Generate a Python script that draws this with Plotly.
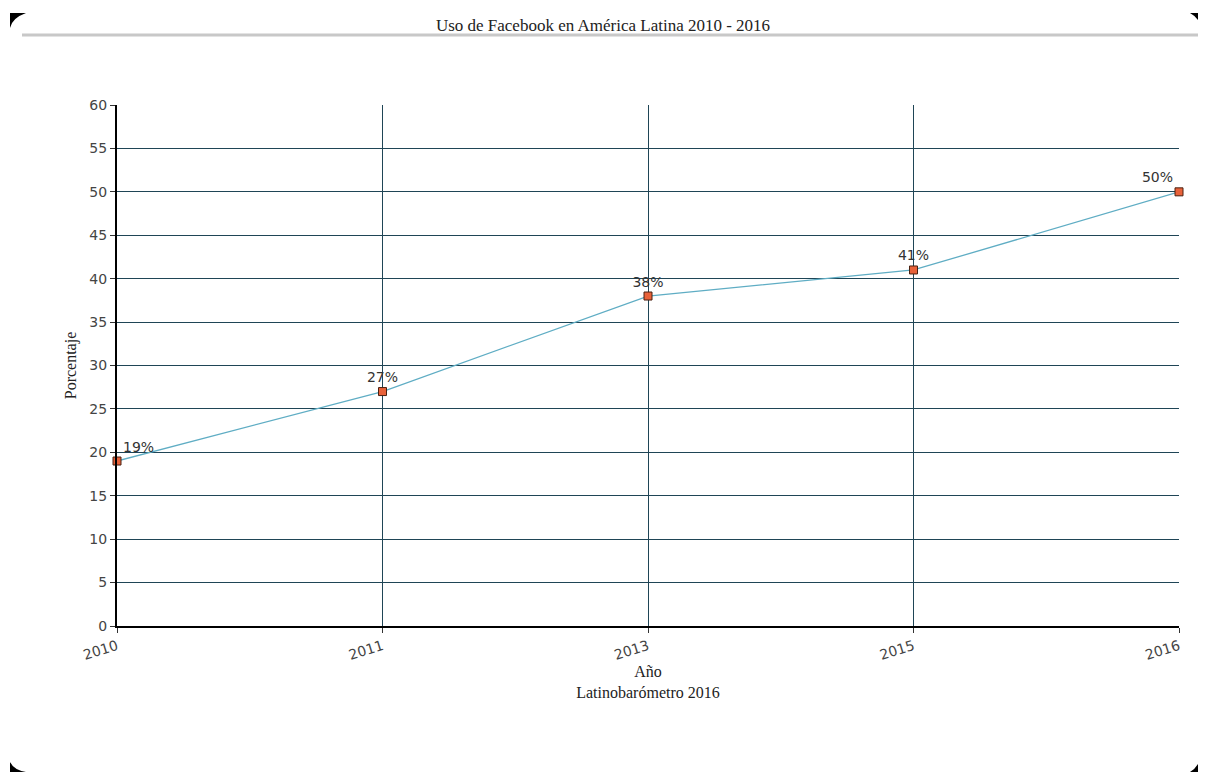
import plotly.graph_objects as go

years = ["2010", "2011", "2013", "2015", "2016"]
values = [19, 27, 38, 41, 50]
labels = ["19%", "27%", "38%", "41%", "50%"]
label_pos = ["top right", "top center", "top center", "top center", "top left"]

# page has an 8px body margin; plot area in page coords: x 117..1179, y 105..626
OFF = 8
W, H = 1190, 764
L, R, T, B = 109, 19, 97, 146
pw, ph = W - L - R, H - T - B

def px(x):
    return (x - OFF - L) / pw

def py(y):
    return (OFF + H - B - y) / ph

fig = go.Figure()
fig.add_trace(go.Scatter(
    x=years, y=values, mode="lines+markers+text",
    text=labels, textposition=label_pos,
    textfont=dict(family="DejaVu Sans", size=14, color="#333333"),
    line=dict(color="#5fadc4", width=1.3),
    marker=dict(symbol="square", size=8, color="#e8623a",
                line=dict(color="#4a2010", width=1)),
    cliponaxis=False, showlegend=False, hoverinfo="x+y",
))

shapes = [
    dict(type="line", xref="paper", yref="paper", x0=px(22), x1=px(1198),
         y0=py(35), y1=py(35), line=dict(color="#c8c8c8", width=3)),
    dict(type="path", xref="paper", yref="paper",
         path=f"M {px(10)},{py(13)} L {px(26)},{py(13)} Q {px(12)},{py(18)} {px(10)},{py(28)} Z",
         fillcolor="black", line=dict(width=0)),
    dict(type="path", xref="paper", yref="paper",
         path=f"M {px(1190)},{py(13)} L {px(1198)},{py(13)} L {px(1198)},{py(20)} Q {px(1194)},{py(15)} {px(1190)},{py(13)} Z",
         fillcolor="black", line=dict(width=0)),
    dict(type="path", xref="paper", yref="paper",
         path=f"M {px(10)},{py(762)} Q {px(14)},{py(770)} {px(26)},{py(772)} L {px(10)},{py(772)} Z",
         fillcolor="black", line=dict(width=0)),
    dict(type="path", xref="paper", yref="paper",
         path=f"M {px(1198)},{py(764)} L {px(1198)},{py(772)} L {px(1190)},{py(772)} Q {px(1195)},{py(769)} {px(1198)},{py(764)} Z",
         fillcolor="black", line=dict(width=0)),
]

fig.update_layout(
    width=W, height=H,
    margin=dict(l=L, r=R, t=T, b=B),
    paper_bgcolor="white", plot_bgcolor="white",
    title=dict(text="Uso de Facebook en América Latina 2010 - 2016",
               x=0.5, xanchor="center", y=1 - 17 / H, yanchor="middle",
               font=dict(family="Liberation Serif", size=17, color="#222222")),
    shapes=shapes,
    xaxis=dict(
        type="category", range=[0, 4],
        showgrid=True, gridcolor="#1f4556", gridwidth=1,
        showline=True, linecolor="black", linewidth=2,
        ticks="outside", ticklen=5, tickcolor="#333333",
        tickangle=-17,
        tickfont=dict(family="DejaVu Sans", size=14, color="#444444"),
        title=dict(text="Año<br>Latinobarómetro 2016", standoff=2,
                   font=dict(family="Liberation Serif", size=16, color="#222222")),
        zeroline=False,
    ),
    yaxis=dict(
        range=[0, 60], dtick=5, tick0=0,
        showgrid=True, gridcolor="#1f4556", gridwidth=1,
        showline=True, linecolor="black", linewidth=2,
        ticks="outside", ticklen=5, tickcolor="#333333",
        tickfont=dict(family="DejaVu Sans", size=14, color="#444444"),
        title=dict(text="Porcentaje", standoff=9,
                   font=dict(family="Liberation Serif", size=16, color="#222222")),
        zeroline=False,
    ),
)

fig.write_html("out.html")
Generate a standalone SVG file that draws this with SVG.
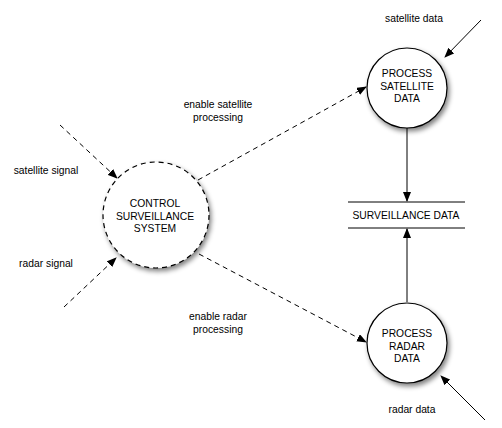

Instruction: Quote the records above exactly, from the first line through the line containing "pw, ph = W - L - R, H - T - B", and leave out the pictures.

Result:
Generate a Python script that draws this with Plotly.
import plotly.graph_objects as go

years = ["2010", "2011", "2013", "2015", "2016"]
values = [19, 27, 38, 41, 50]
labels = ["19%", "27%", "38%", "41%", "50%"]
label_pos = ["top right", "top center", "top center", "top center", "top left"]

# page has an 8px body margin; plot area in page coords: x 117..1179, y 105..626
OFF = 8
W, H = 1190, 764
L, R, T, B = 109, 19, 97, 146
pw, ph = W - L - R, H - T - B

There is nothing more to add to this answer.